Description
A delightful family-friendly dinner featuring bell peppers stuffed with savory teriyaki chicken, sweet pineapple, and fluffy rice, all topped with melted mozzarella cheese and garnished with green onions and sesame seeds. This beginner-friendly recipe combines vibrant flavors and textures in a perfectly baked dish.
Ingredients
Scale
Main Ingredients
- 4 large bell peppers (red, yellow, or green)
- 2 cups cooked white or brown rice
- 2 cups cooked chicken breast, shredded or diced
- 1 cup pineapple chunks (fresh or canned, drained)
- 1/2 cup teriyaki sauce
- 1 tablespoon soy sauce
- 1 onion, finely chopped
- 2 cloves garlic, minced
- 1 tablespoon vegetable oil
- 1 teaspoon ginger, grated
- 1 cup shredded mozzarella cheese
- Salt and pepper to taste
Garnish
- Green onions, sliced (for garnish)
- Sesame seeds (for garnish)
Instructions
- Preheat the Oven: Preheat your oven to 375°F (190°C) to prepare for baking the stuffed peppers.

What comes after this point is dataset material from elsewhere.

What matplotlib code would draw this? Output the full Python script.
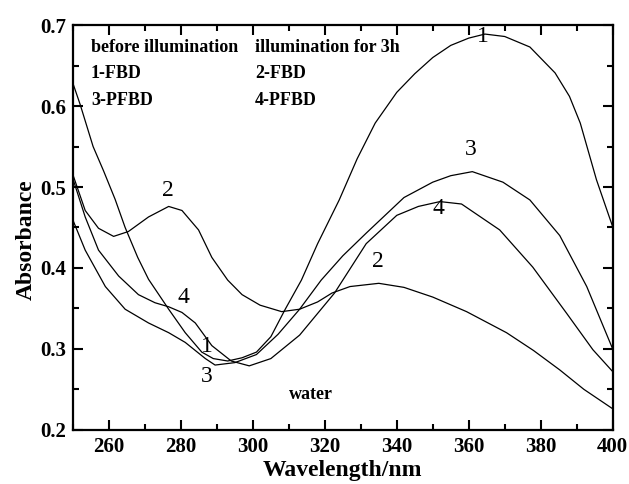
import matplotlib
matplotlib.use('Agg')
import matplotlib.pyplot as plt
from matplotlib.ticker import MultipleLocator

plt.rcParams['font.family'] = ['Liberation Serif', 'DejaVu Serif']

# curve 1: FBD before illumination
wl1 = [250, 252, 255.6, 258.5, 261.7, 264.5, 268, 271, 276.6, 281.2, 285.8, 289, 293, 297,
       301, 305, 309, 313.5, 318, 324, 329, 334, 340, 345, 350, 355, 360, 364.5, 370, 377,
       384, 388, 391, 395.5, 400]
ab1 = [0.628, 0.602, 0.550, 0.520, 0.485, 0.450, 0.413, 0.386, 0.349, 0.320, 0.296, 0.288,
       0.285, 0.289, 0.296, 0.315, 0.349, 0.385, 0.430, 0.484, 0.535, 0.579, 0.617, 0.640,
       0.660, 0.675, 0.684, 0.689, 0.686, 0.673, 0.641, 0.612, 0.579, 0.509, 0.451]

# curve 2: FBD after 3h illumination
wl2 = [250, 253.4, 257.1, 261.3, 265.4, 271, 276.6, 280.3, 284.9, 288.6, 293, 297, 302,
       308, 313, 318, 322, 327, 335, 342, 350, 359.4, 370.5, 378, 385.3, 392, 400]
ab2 = [0.515, 0.471, 0.449, 0.439, 0.445, 0.463, 0.476, 0.471, 0.447, 0.413, 0.385, 0.367,
       0.354, 0.346, 0.349, 0.358, 0.369, 0.377, 0.381, 0.376, 0.364, 0.346, 0.320, 0.298,
       0.274, 0.250, 0.226]

# curve 3: PFBD before illumination
wl3 = [250, 253.4, 259, 264.5, 271, 276.6, 281.2, 286.8, 289.5, 295, 301, 307, 313, 319,
       325, 331.5, 342, 350, 355, 361, 369.5, 377, 385.3, 392.8, 400]
ab3 = [0.459, 0.422, 0.377, 0.349, 0.332, 0.320, 0.308, 0.288, 0.280, 0.283, 0.293, 0.318,
       0.349, 0.385, 0.415, 0.443, 0.487, 0.506, 0.514, 0.519, 0.506, 0.484, 0.440, 0.377,
       0.300]

# curve 4: PFBD after 3h illumination
wl4 = [250, 253.4, 257.1, 262.7, 268.2, 272.8, 276.6, 280.3, 284, 288.6, 294, 299, 305,
       313, 322.7, 331.5, 340, 346, 352, 358, 368.6, 377.8, 387.2, 394.5, 400]
ab4 = [0.510, 0.463, 0.422, 0.390, 0.367, 0.357, 0.352, 0.345, 0.332, 0.304, 0.285, 0.279,
       0.288, 0.317, 0.369, 0.430, 0.465, 0.476, 0.482, 0.479, 0.447, 0.401, 0.344, 0.299,
       0.272]

curve_labels = ['1', '2', '3', '4', '1', '2', '3', '4']
label_x = [364, 276.4, 360.7, 351.5, 287.1, 334.8, 287.1, 280.7]
label_y = [0.686, 0.496, 0.546, 0.474, 0.303, 0.408, 0.266, 0.363]

fig = plt.figure(figsize=(6.29, 4.84), dpi=100)
ax = fig.add_axes([0.116, 0.112, 0.858, 0.836])

for wl, ab in [(wl1, ab1), (wl2, ab2), (wl3, ab3), (wl4, ab4)]:
    ax.plot(wl, ab, color='black', lw=0.9)

for t, x, y in zip(curve_labels, label_x, label_y):
    ax.text(x, y, t, fontsize=17, ha='center', va='center')

fs = 13
ax.text(255, 0.672, 'before illumination', fontsize=fs, fontweight='bold', va='center')
ax.text(255, 0.640, '1-FBD', fontsize=fs, fontweight='bold', va='center')
ax.text(255, 0.607, '3-PFBD', fontsize=fs, fontweight='bold', va='center')
ax.text(300.6, 0.672, 'illumination for 3h', fontsize=fs, fontweight='bold', va='center')
ax.text(300.6, 0.640, '2-FBD', fontsize=fs, fontweight='bold', va='center')
ax.text(300.6, 0.607, '4-PFBD', fontsize=fs, fontweight='bold', va='center')
ax.text(310, 0.243, 'water', fontsize=fs, fontweight='bold', va='center')

ax.set_xlim(250, 400)
ax.set_ylim(0.2, 0.7)
ax.xaxis.set_major_locator(MultipleLocator(20))
ax.xaxis.set_minor_locator(MultipleLocator(10))
ax.yaxis.set_major_locator(MultipleLocator(0.1))
ax.yaxis.set_minor_locator(MultipleLocator(0.05))
ax.tick_params(which='both', direction='in', top=True, right=True, width=1.5)
ax.tick_params(which='major', length=7, pad=5, labelsize=15)
ax.tick_params(which='minor', length=4)
for lab in ax.get_xticklabels() + ax.get_yticklabels():
    lab.set_fontweight('bold')
for s in ax.spines.values():
    s.set_linewidth(1.6)

ax.set_xlabel('Wavelength/nm', fontsize=17, fontweight='bold', labelpad=2)
ax.set_ylabel('Absorbance', fontsize=17, fontweight='bold')
ax.yaxis.set_label_coords(-0.067, 0.469)

fig.savefig('out.png', dpi=100)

- Prepare the Bell Peppers: Cut off the tops of the bell peppers and carefully remove the seeds and membranes. Set the hollowed peppers aside.
- Sauté Aromatics: Heat 1 tablespoon of vegetable oil in a large skillet over medium heat. Add the finely chopped onion and minced garlic, cooking until the onion becomes translucent, about 3-4 minutes.
- Combine Filling Ingredients: Add the shredded or diced chicken, pineapple chunks, cooked rice, teriyaki sauce, soy sauce, and grated ginger to the skillet. Stir well to combine, cooking until heated through. Season with salt and pepper to taste.
- Stuff the Peppers: Place the prepared bell peppers upright in a baking dish. Fill each pepper with the chicken and rice mixture, pressing down gently to pack the filling evenly.
- Add Cheese Topping: Sprinkle shredded mozzarella cheese generously on top of each stuffed pepper.
- Bake Covered: Cover the baking dish loosely with aluminum foil and bake in the preheated oven for 25 minutes to cook the peppers and heat the filling thoroughly.
- Finish Baking Uncovered: Remove the foil and continue baking for an additional 10 minutes, or until the peppers are tender and the cheese topping is bubbly and golden brown.
- Rest and Garnish: Remove the peppers from the oven and let them cool slightly for about 5 minutes. Garnish with sliced green onions and sesame seeds before serving.
Notes
- Use any variety of bell pepper you prefer or a mix for a colorful presentation.
- For a gluten-free version, ensure the soy sauce and teriyaki sauce are gluten-free.
- Leftovers can be refrigerated for up to 3 days and reheated in the oven or microwave.
- For extra flavor, add chopped fresh cilantro or a sprinkle of red pepper flakes in the filling.
- Brown rice adds more fiber and nutrients, but white rice works fine for a softer texture.